The one team Gallo and I would agree on is the Tigers, who are finally perennial contenders in the American League Central. If Cincinnati can be deemed livable in large part because of the Reds, who haven’t finished above third in their respective division since 2000, then I think the city of the 2006 World Series participants and Central Division runners up in three of the past four seasons can be rewarded with a similar fate.
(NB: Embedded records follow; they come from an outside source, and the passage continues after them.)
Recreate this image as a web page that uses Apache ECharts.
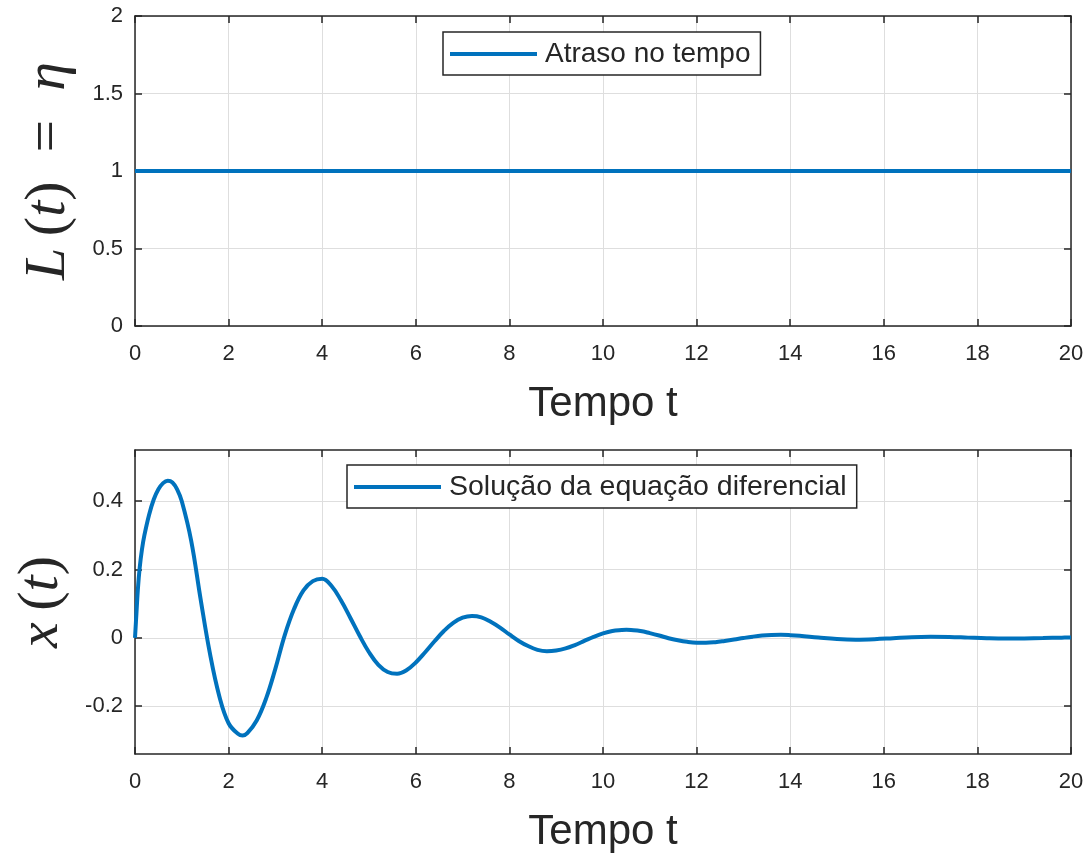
<!DOCTYPE html>
<html>
<head>
<meta charset="utf-8">
<script src="https://cdn.jsdelivr.net/npm/echarts@6/dist/echarts.min.js"></script>
<style>
html,body{margin:0;padding:0;background:#fff;}
#chart{width:1092px;height:854px;}
</style>
</head>
<body>
<div id="chart"></div>
<script>
// ---- data ----
const delayT = [0, 20];
const delayValues = [1, 1];

const solT = [0, 0.03, 0.06, 0.1, 0.15, 0.2, 0.3, 0.4, 0.5, 0.6, 0.7, 0.8, 0.9, 1.0, 1.2, 1.4, 1.6, 1.8, 2.0, 2.2, 2.3, 2.4, 2.6, 2.8, 3.0, 3.2, 3.4, 3.6, 3.8, 4.0, 4.2, 4.4, 4.6, 4.8, 5.0, 5.2, 5.4, 5.6, 5.8, 6.0, 6.2, 6.4, 6.6, 6.8, 7.0, 7.2, 7.4, 7.6, 7.8, 8.0, 8.2, 8.4, 8.6, 8.8, 9.0, 9.2, 9.4, 9.6, 9.8, 10.0, 10.2, 10.4, 10.5, 10.6, 10.8, 11.0, 11.2, 11.4, 11.6, 11.8, 12.0, 12.2, 12.4, 12.6, 12.8, 13.0, 13.2, 13.4, 13.6, 13.8, 14.0, 14.2, 14.6, 15.0, 15.4, 15.8, 16.2, 16.6, 17.0, 17.4, 17.8, 18.2, 18.6, 19.0, 19.4, 19.8, 20.0];
const solValues = [0, 0.07, 0.14, 0.205, 0.26, 0.30, 0.36, 0.405, 0.435, 0.453, 0.46, 0.455, 0.435, 0.40, 0.285, 0.115, -0.045, -0.17, -0.25, -0.281, -0.286, -0.279, -0.242, -0.178, -0.09, 0.008, 0.085, 0.139, 0.166, 0.173, 0.152, 0.110, 0.059, 0.006, -0.042, -0.079, -0.100, -0.105, -0.095, -0.072, -0.042, -0.010, 0.020, 0.044, 0.059, 0.064, 0.060, 0.047, 0.030, 0.010, -0.009, -0.024, -0.035, -0.039, -0.037, -0.031, -0.021, -0.009, 0.003, 0.013, 0.020, 0.0228, 0.0235, 0.0228, 0.020, 0.014, 0.007, -0.001, -0.007, -0.0115, -0.014, -0.0143, -0.0125, -0.009, -0.005, -0.0005, 0.0035, 0.0066, 0.0083, 0.0088, 0.0079, 0.0061, 0.001, -0.0035, -0.0053, -0.004, -0.001, 0.002, 0.0032, 0.0026, 0.0007, -0.0011, -0.002, -0.0016, -0.0006, 0.0006, 0.001];

const yTicksBottom = [-0.2, 0, 0.2, 0.4];
const legendTop = 'Atraso no tempo';
const legendBottom = 'Solução da equação diferencial';
const xName = 'Tempo t';

// ---- chart ----
const chart = echarts.init(document.getElementById('chart'), null, {renderer: 'canvas'});
const ink = '#262626';
const gridColor = '#dedede';
const lineColor = '#0072BD';
const sans = 'Liberation Sans, Arial, sans-serif';
const axisW = 1.5;

function xAxisMain(gridIndex) {
  return {
    type: 'value', gridIndex: gridIndex, position: 'bottom',
    min: 0, max: 20, interval: 2,
    axisLine: {show: true, onZero: false, lineStyle: {color: ink, width: axisW}},
    axisTick: {show: true, inside: true, length: 7, lineStyle: {color: ink, width: axisW}},
    axisLabel: {show: true, color: ink, fontSize: 22, fontFamily: sans, margin: 17},
    splitLine: {show: true, lineStyle: {color: gridColor, width: 1}},
    name: xName, nameLocation: 'middle', nameGap: 57,
    nameTextStyle: {color: ink, fontSize: 42, fontFamily: sans}
  };
}
function xAxisTop(gridIndex) {
  return {
    type: 'value', gridIndex: gridIndex, position: 'top',
    min: 0, max: 20, interval: 2,
    axisLine: {show: true, onZero: false, lineStyle: {color: ink, width: axisW}},
    axisTick: {show: true, inside: true, length: 7, lineStyle: {color: ink, width: axisW}},
    axisLabel: {show: false}, splitLine: {show: false}
  };
}
const nameRich = {
  i: {fontFamily: 'Liberation Serif, serif', fontStyle: 'italic', fontSize: 58, color: ink},
  n: {fontFamily: 'Liberation Serif, serif', fontSize: 58, color: ink}
};
function legendOpt(name, left, top, fs) {
  return {
    data: [name], left: left, top: top,
    orient: 'horizontal', backgroundColor: '#ffffff',
    borderColor: ink, borderWidth: 1.5, borderRadius: 0,
    padding: [6, 10, 5, 7], itemWidth: 87, itemHeight: 4, itemGap: 0,
    icon: 'rect',
    textStyle: {color: ink, fontSize: fs, fontFamily: sans, lineHeight: 32, padding: [0, 0, 0, 3]}
  };
}

const option = {
  animation: false,
  backgroundColor: '#ffffff',
  grid: [
    {left: 135, top: 16, width: 936, height: 310, containLabel: false},
    {left: 135, top: 450, width: 936, height: 306, containLabel: false}
  ],
  xAxis: [xAxisMain(0), xAxisTop(0), xAxisMain(1), xAxisTop(1)],
  yAxis: [
    {
      type: 'value', gridIndex: 0, position: 'left', min: 0, max: 2, interval: 0.5,
      axisLine: {show: true, onZero: false, lineStyle: {color: ink, width: axisW}},
      axisTick: {show: true, inside: true, length: 7, lineStyle: {color: ink, width: axisW}},
      axisLabel: {show: true, color: ink, fontSize: 22, fontFamily: sans, margin: 12},
      splitLine: {show: true, lineStyle: {color: gridColor, width: 1}},
      name: '{i|L}{n|\u2009(}{i|t}{n|)  =  }{i|η}', nameLocation: 'middle', nameGap: 57, nameRotate: 90,
      nameTextStyle: {rich: nameRich, fontSize: 58}
    },
    {
      type: 'value', gridIndex: 0, position: 'right', min: 0, max: 2, interval: 0.5,
      axisLine: {show: true, onZero: false, lineStyle: {color: ink, width: axisW}},
      axisTick: {show: true, inside: true, length: 7, lineStyle: {color: ink, width: axisW}},
      axisLabel: {show: false}, splitLine: {show: false}
    },
    {
      type: 'value', gridIndex: 1, position: 'left', min: -0.34, max: 0.55,
      axisLine: {show: true, onZero: false, lineStyle: {color: ink, width: axisW}},
      axisTick: {show: true, inside: true, length: 7, customValues: yTicksBottom, lineStyle: {color: ink, width: axisW}},
      axisLabel: {show: true, color: ink, fontSize: 22, fontFamily: sans, margin: 12, customValues: yTicksBottom,
        formatter: function (v) { return String(Math.round(v * 10) / 10); }},
      splitLine: {show: true, lineStyle: {color: gridColor, width: 1}},
      name: '{i|x}{n|\u2009(}{i|t}{n|)}', nameLocation: 'middle', nameGap: 64, nameRotate: 90,
      nameTextStyle: {rich: nameRich, fontSize: 58}
    },
    {
      type: 'value', gridIndex: 1, position: 'right', min: -0.34, max: 0.55,
      axisLine: {show: true, onZero: false, lineStyle: {color: ink, width: axisW}},
      axisTick: {show: true, inside: true, length: 7, customValues: yTicksBottom, lineStyle: {color: ink, width: axisW}},
      axisLabel: {show: false}, splitLine: {show: false}
    }
  ],
  legend: [legendOpt(legendTop, 443, 32, 28), legendOpt(legendBottom, 347, 465, 28.5)],
  series: [
    {
      name: legendTop, type: 'line', xAxisIndex: 0, yAxisIndex: 0,
      data: delayT.map(function (t, i) { return [t, delayValues[i]]; }),
      symbol: 'none', showSymbol: false,
      lineStyle: {color: lineColor, width: 4}, itemStyle: {color: lineColor}
    },
    {
      name: legendBottom, type: 'line', xAxisIndex: 2, yAxisIndex: 2,
      data: solT.map(function (t, i) { return [t, solValues[i]]; }),
      symbol: 'none', showSymbol: false, smooth: 0.4,
      lineStyle: {color: lineColor, width: 4}, itemStyle: {color: lineColor}
    }
  ]
};
chart.setOption(option);
</script>
</body>
</html>
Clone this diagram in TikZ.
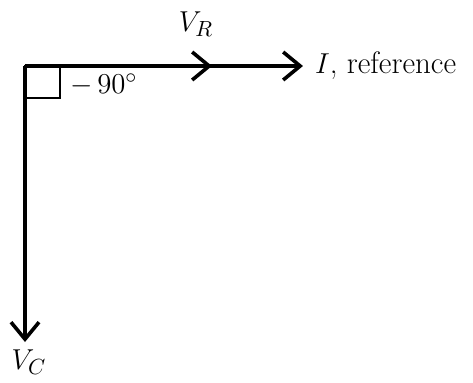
\documentclass[tikz,border=0pt]{standalone}
\usetikzlibrary{arrows.meta}
\tikzset{
  phasor/.style={line width=1.8pt, -{Straight Barb[length=8.5pt,width=14pt,line width=1.8pt]}},
  anglebox/.style={line width=0.8pt}
}
\begin{document}
\begin{tikzpicture}[x=0.5pt, y=0.5pt, font=\fontsize{15.5}{18}\selectfont]
\useasboundingbox (-25,-316) rectangle (448,66);
\coordinate (O) at (0,0);
\coordinate (Rtip) at (187,0);
\coordinate (Itip) at (278,0);
\coordinate (Ctip) at (0,-276);
% right angle mark
\draw[anglebox] (O) rectangle (35,-32);
\node[anchor=west] (ang) at (38,-19) {$-\,90^{\circ}$};
% phasors
\draw[phasor] (O) -- (Itip);
\draw[phasor] (O) -- (Rtip);
\draw[phasor] (O) -- (Ctip);
\node (VR) at (171,42) {$V_R$};
\node[anchor=west] (Ilab) at (283,0) {$I$, reference};
\node (VC) at (4,-296) {$V_C$};
\end{tikzpicture}
\end{document}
Do I even need to get into UofM's stupid-rich history? Maybe we can even bring in the recently-dominant basketball program of Michigan State that's just an hour-and-a-half west of Detroit. Or, if we have to, we can mention in passing that Detroit has hosted all of the biggest sporting events in the world, apart from the World Cup, within the past six years – the Ryder Cup, Super Bowl, NBA Finals, Stanley Cup Finals, MLB World Series, MLB All-Star Game, Final Four, and Frozen Four. I don't know about you, I might just be out of shape, but I have to take a breath halfway through when reading all those events aloud.

Instead, Gallo ignores all the aforementioned facts, makes a couple lame jokes and suggests Detroiters are better off ending the mis' by drowning themselves. It makes me wonder if Gallo's vision is clouded by Detroit's other, non-sports, problems. After all, as my brother put it, "Detroit is an easy target for the ignorant."

But, if you're looking strictly at the city's sports, Detroit is about as livable as any other city in the country. I know what you're thinking, I'm partial, but it's more than blatant homerism -- it's science.